Unconventional magnetic field response of the hyperhoneycomb Kitaev magnet $β-\textbf{Li}_2\textbf{IrO}_3$

Abstract: We present a unified description of the response of the hyperhoneycomb Kitaev magnet $\beta$-$\text{Li}2\text{IrO}_3$ to applied magnetic fields along the orthorhombic directions ${\bf a}$, ${\bf b}$ and ${\bf c}$. This description is based on the minimal nearest-neighbor $J$-$K$-$\Gamma$ model and builds on the idea that the incommensurate counter-rotating order observed experimentally at zero field can be treated as a long-distance twisting of a nearby commensurate order with six spin sublattices. The results reveal that the behavior of the system for ${\bf H}\parallel{\bf a}$, ${\bf H}\parallel{\bf b}$ and ${\bf H}\parallel{\bf c}$ share a number of qualitative features, including: i) a strong intertwining of the modulated, counter-rotating order with a set of uniform orders; ii) the disappearance of the modulated order at a critical field $H^\ast$, whose value is strongly anisotropic with $H{\bf b}^\ast!<!H_{\bf c}^\ast!\ll!H_{\bf a}^\ast$; iii) the presence of a robust zigzag phase above $H^\ast$; and iv) the fulfillment of the Bragg peak intensity sum rule.
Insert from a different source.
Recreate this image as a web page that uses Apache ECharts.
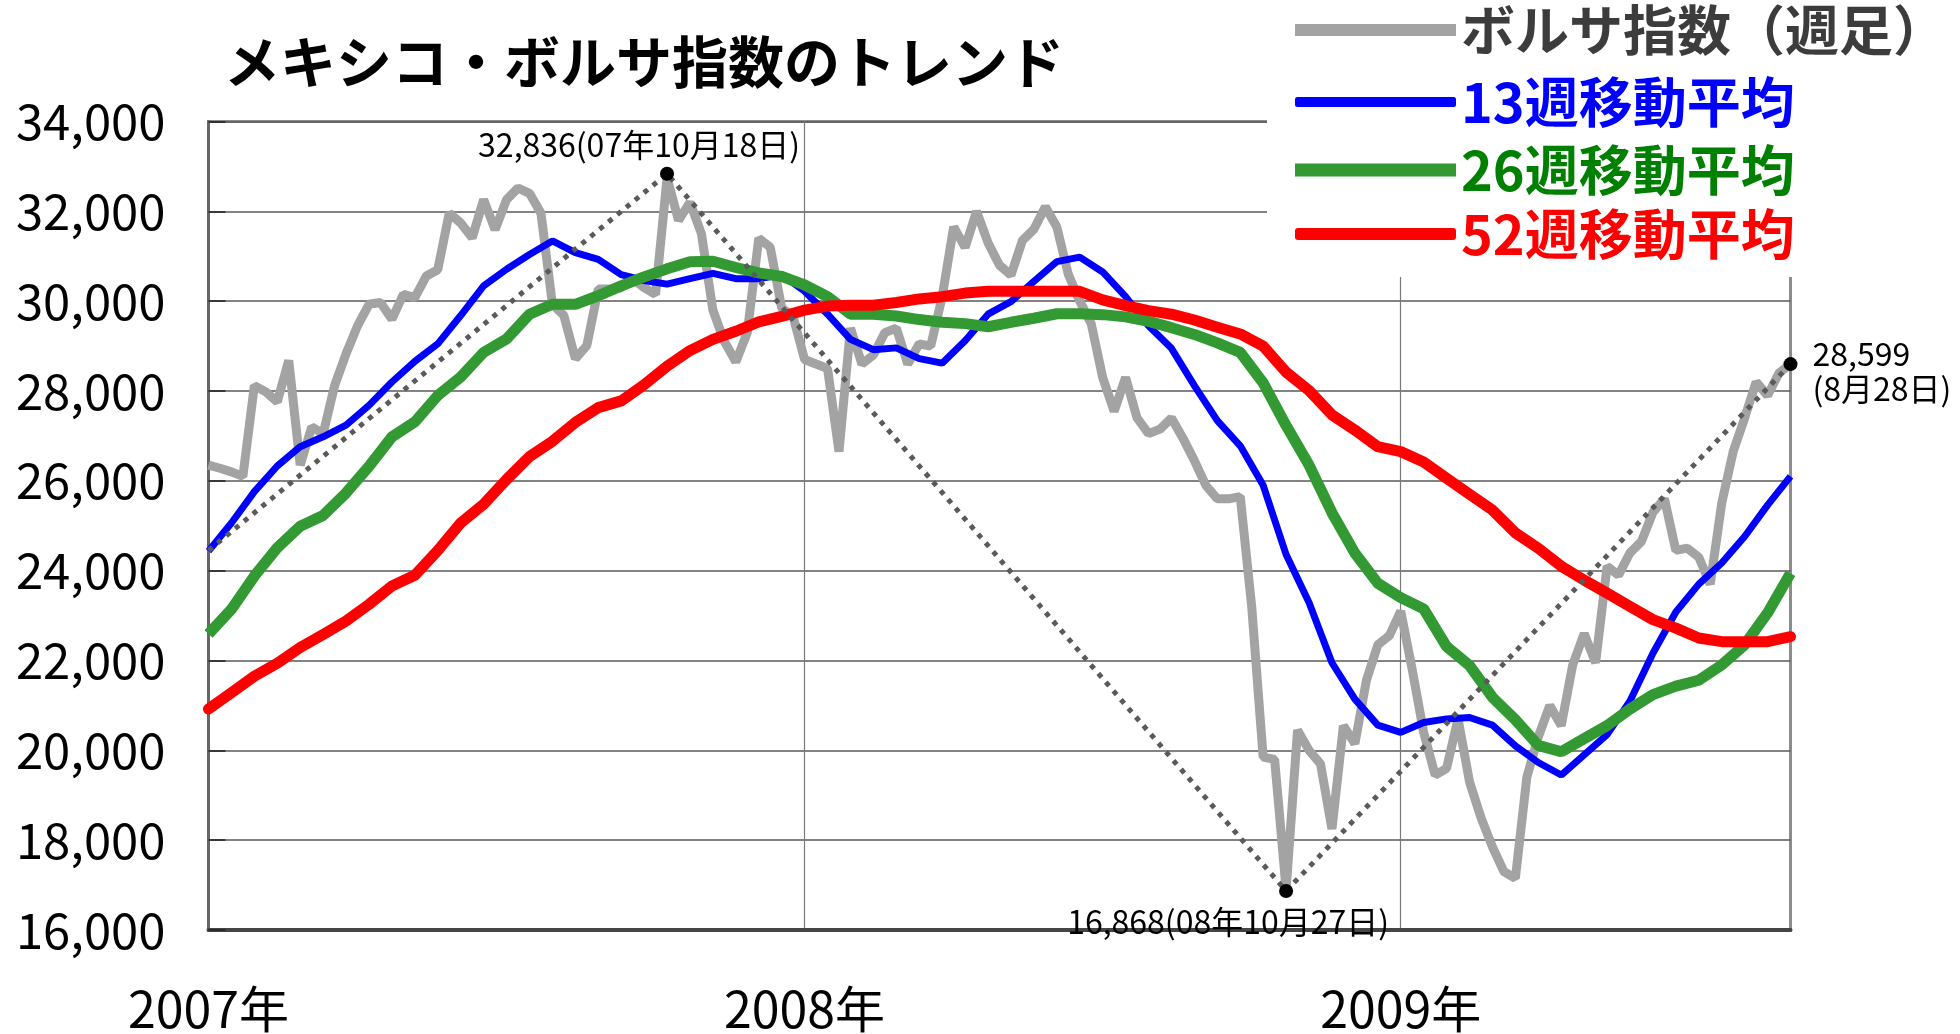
<!DOCTYPE html>
<html><head><meta charset="utf-8">
<script src="https://cdn.jsdelivr.net/npm/echarts@6/dist/echarts.min.js"></script>
<style>html,body{margin:0;padding:0;background:#fff}#c{width:1960px;height:1034px}</style>
</head><body><div id="c"></div>
<script>
// ---- data ----
const firstWeek = '2007-01-05';   // weekly closes (Fridays)
const weekCount = 139;
const yearLabels = ['2007年', '2008年', '2009年'];
const yearStartIdx = [0, 52, 104];
const seriesNames = ['ボルサ指数（週足）', '13週移動平均', '26週移動平均', '52週移動平均'];
const titleText = 'メキシコ・ボルサ指数のトレンド';

const bolsa = [
  26350,26280,26200,26100,28120,27980,27760,28680,26350,27200,
  27050,28120,28830,29450,29930,29970,29600,30150,30080,30560,
  30700,31960,31740,31410,32260,31590,32260,32520,32400,31960,
  29930,29680,28720,29010,30270,30270,30300,30500,30300,30150,
  32750,31800,32200,31500,29800,29100,28650,29300,31400,31200,
  29850,29650,28700,28600,28500,26650,29400,28600,28800,29300,
  29400,28600,29050,29000,30100,31650,31200,32000,31300,30800,
  30580,31350,31600,32100,31650,30600,30000,29500,28300,27550,
  28300,27400,27050,27150,27400,26950,26450,25900,25600,25600,
  25650,23200,19850,19800,16900,20450,20000,19700,18250,20550,
  20150,21550,22350,22550,23100,21800,20400,19450,19600,20700,
  19300,18500,17850,17300,17150,19400,20300,21000,20550,21900,
  22600,21950,24100,23900,24400,24650,25300,25600,24450,24500,
  24300,23700,25500,26650,27400,28200,27900,28400,28600
];
// moving averages read every 2nd week
const maStep = 2;
const ma13 = [
  24435,25060,25760,26330,26760,26980,27240,27680,28200,28660,
  29050,29680,30340,30710,31040,31340,31080,30930,30590,30460,
  30380,30500,30620,30500,30500,30590,30220,29710,29150,28920,
  28960,28720,28620,29120,29710,29990,30440,30880,30980,30650,
  30100,29450,28950,28120,27340,26780,25900,24360,23290,21950,
  21140,20560,20400,20620,20700,20730,20560,20100,19730,19450,
  19900,20350,21100,22160,23080,23700,24170,24760,25460,26100
];
const ma26 = [
  22590,23140,23880,24510,24990,25230,25730,26320,26980,27310,
  27900,28310,28860,29160,29710,29930,29930,30120,30340,30540,
  30720,30880,30890,30750,30630,30550,30360,30100,29710,29710,
  29670,29590,29530,29500,29430,29530,29620,29720,29720,29700,
  29650,29550,29410,29260,29070,28860,28180,27230,26350,25290,
  24390,23720,23400,23150,22310,21890,21180,20680,20110,19970,
  20260,20550,20920,21240,21430,21560,21900,22350,23060,23940
];
const ma52 = [
  20920,21280,21650,21940,22290,22580,22880,23250,23660,23900,
  24450,25060,25480,26030,26540,26880,27300,27630,27780,28140,
  28550,28900,29150,29330,29540,29660,29800,29890,29910,29910,
  29970,30050,30100,30180,30220,30220,30220,30220,30220,30030,
  29900,29790,29710,29580,29420,29270,29000,28420,28010,27470,
  27130,26760,26650,26420,26060,25700,25350,24840,24500,24100,
  23790,23500,23200,22910,22720,22500,22420,22420,22420,22530
];
// dotted trend through the extremes
const trendIdx = [0, 40, 94, 138];
const trendVal = [24450, 32836, 16868, 28599];
// marked points
const markIdx = [40, 94, 138];
const markVal = [32836, 16868, 28599];
const markText = ['32,836(07年10月18日)', '16,868(08年10月27日)', '28,599\n(8月28日)'];
const yMin = 16000, yMax = 34000, yStep = 2000;

// ---- build ----
const categories = [];
{
  const t0 = Date.UTC(2007, 0, 5);
  for (let i = 0; i < weekCount; i++) {
    const d = new Date(t0 + i * 7 * 86400000);
    categories.push(d.toISOString().slice(0, 10));
  }
}
function expand(step, arr) {
  const out = new Array(weekCount).fill(null);
  arr.forEach((v, i) => { out[i * step] = v; });
  return out;
}
function sparse(idx, vals) {
  const out = new Array(weekCount).fill(null);
  idx.forEach((k, i) => { out[k] = vals[i]; });
  return out;
}
const colors = ['#a3a3a3', '#0000ff', '#339933', '#ff0000'];
const textColors = ['#3c3c3c', '#0000ff', '#008000', '#ff0000'];
const FONT = "'Noto Sans CJK JP', 'Noto Sans', sans-serif";

const legendRows = [30, 102, 170, 234];
const legendIconH = [12, 10, 13, 12];
const legendIcon = ['rect', 'roundRect', 'rect', 'roundRect'];
const legends = seriesNames.map((n, i) => ({
  show: true, selectedMode: false, z: 200, padding: 0,
  left: 1295, top: legendRows[i] - 27,
  itemWidth: 161, itemHeight: legendIconH[i],
  data: [{ name: n, icon: legendIcon[i], itemStyle: { color: colors[i], borderWidth: 0 } }],
  textStyle: { fontFamily: FONT, fontSize: 54, fontWeight: 'bold', color: textColors[i] }
}));

const labelOffsets = [[-28, -29], [-58, 31], [22, 7]];
const labelAlign = ['center', 'center', 'left'];

const option = {
  animation: false,
  backgroundColor: '#fff',
  textStyle: { fontFamily: FONT },
  title: {
    text: titleText, left: 219, top: 29,
    textStyle: { fontFamily: FONT, fontSize: 56, fontWeight: 'bold', color: '#000' }
  },
  legend: legends,
  graphic: [{
    type: 'rect', z: 100,
    shape: { x: 1267, y: 0, width: 693, height: 277 },
    style: { fill: '#fff' }
  }],
  grid: {
    left: 208.5, right: 169.5, top: 121.5, bottom: 100,
    show: true, borderColor: '#8c8c8c', borderWidth: 3, backgroundColor: 'transparent'
  },
  xAxis: {
    type: 'category', data: categories, boundaryGap: false,
    axisLine: { show: true, lineStyle: { color: '#454545', width: 4 } },
    axisTick: { show: false },
    axisLabel: {
      interval: (i) => yearStartIdx.includes(i),
      formatter: (v, i) => { const k = yearStartIdx.indexOf(i); return k >= 0 ? yearLabels[k] : ''; },
      fontFamily: FONT, fontSize: 50, color: '#000', margin: 54
    },
    splitLine: {
      show: true, interval: (i) => yearStartIdx.includes(i),
      lineStyle: { color: '#7a7a7a', width: 1.2 }
    }
  },
  yAxis: {
    type: 'value', min: yMin, max: yMax, interval: yStep,
    axisLine: { show: true, lineStyle: { color: '#666', width: 3 } },
    axisTick: { show: true, inside: true, length: 17, lineStyle: { color: '#222', width: 1.5 } },
    axisLabel: {
      formatter: (v) => v.toLocaleString('en-US'),
      fontFamily: FONT, fontSize: 49, color: '#000', margin: 43
    },
    splitLine: { show: true, lineStyle: { color: '#5a5a5a', width: 1.5 } }
  },
  series: [
    { name: seriesNames[0], type: 'line', data: bolsa, symbol: 'none', z: 2,
      color: colors[0], lineStyle: { color: colors[0], width: 9 } },
    { name: seriesNames[1], type: 'line', data: expand(maStep, ma13), connectNulls: true, symbol: 'none', z: 3,
      color: colors[1], lineStyle: { color: colors[1], width: 7 } },
    { name: seriesNames[2], type: 'line', data: expand(maStep, ma26), connectNulls: true, symbol: 'none', z: 4,
      color: colors[2], lineStyle: { color: colors[2], width: 11 } },
    { name: seriesNames[3], type: 'line', data: expand(maStep, ma52), connectNulls: true, symbol: 'none', z: 5,
      color: colors[3], lineStyle: { color: colors[3], width: 11, cap: 'round', join: 'round' } },
    { name: 'trend', type: 'line', data: sparse(trendIdx, trendVal), connectNulls: true, symbol: 'none', z: 6,
      silent: true, lineStyle: { color: '#5a5a5a', width: 5, type: [5, 6.5] } },
    { name: 'marks', type: 'scatter', z: 7, symbol: 'circle', symbolSize: 14,
      itemStyle: { color: '#000', opacity: 1 },
      data: markIdx.map((k, i) => ({
        value: [k, markVal[i]],
        label: {
          show: true, formatter: markText[i], position: 'inside',
          offset: labelOffsets[i], align: labelAlign[i], verticalAlign: 'middle',
          fontFamily: FONT, fontSize: 32, lineHeight: 35, color: '#000'
        }
      }))
    }
  ]
};
const chart = echarts.init(document.getElementById('c'), null, { renderer: 'canvas' });
chart.setOption(option);
</script>
</body></html>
It is noteworthy that the disappearance of the modulated order for ${\bf H}\parallel{\bf c}$ proceeds via a `metamagnetic' first-order transition which does not restore all broken symmetries. This implies the existence of a second finite-$T$ phase transition at higher magnetic fields. We also demonstrate that quantum fluctuations give rise to a significant reduction of the local moments for all directions of the field. The results for the total magnetization for ${\bf H}\parallel{\bf b}$ are consistent with available data and confirm a previous assertion that the system is very close to the highly-frustrated $K$-$\Gamma$ line in parameter space. Our predictions for the magnetic response for fields along ${\bf a}$ and ${\bf c}$ await experimental verification.